Monday, March 1, 2010

Recommended: My Stroke of Insight

Many years ago I had the opportunity to drive my grandmother, then in her late 80’s, to her doctor. She had suffered a minor stroke or two and didn’t talk much by then, but as we drove along I asked her a question. No response. The silence dragged on, and then, perhaps 3-4 minutes after I had asked her the question, to my astonishment, she gave me a perfectly coherent answer. That began a long conversation between us, punctuated by long silences while she processed what I had just said or asked – but a perfectly coherent conversation. I have wondered about that for years now, wondering just what was going on in her brain.
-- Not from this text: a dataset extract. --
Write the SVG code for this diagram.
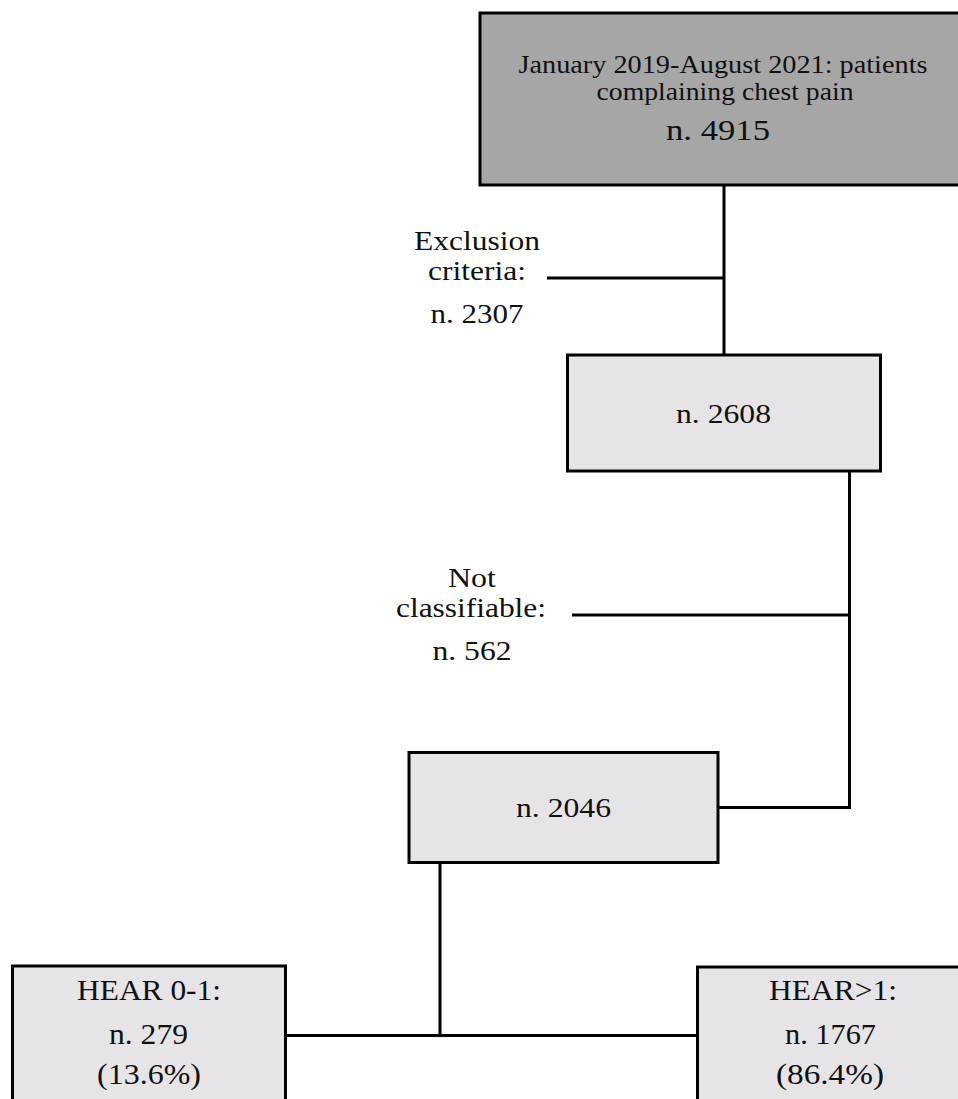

Now I have just read the book My Stroke of Insight, by Dr. Jill Taylor, a neuroanatomist who suffered a stroke in her mid-thirties and has been able to write a book about the experience as she witnessed it from the inside. In the hours after the stroke in her left hemisphere she lost many of her faculties, but her right hemisphere was able to watch and observe the whole process, and now a decade later she has recovered and written a fascinating book about the experience, from onset through years of recovery, both from the point of view of a neuroanatomist and from the point of view of a victim.

This is a book everyone should read, since almost all of us will either suffer a stroke sometimes in our life, or know someone who suffers a stroke. I wish I had read this book before the experience with my grandmother – I would have understood what was going on and how she was experiencing the conversation. Particularly important are the things Dr. Taylor learned about how to help stroke victims recover – things we ought to know if we ever suffer a stroke or need to help someone close to us recover from a stroke.

I can’t recommend this book highly enough!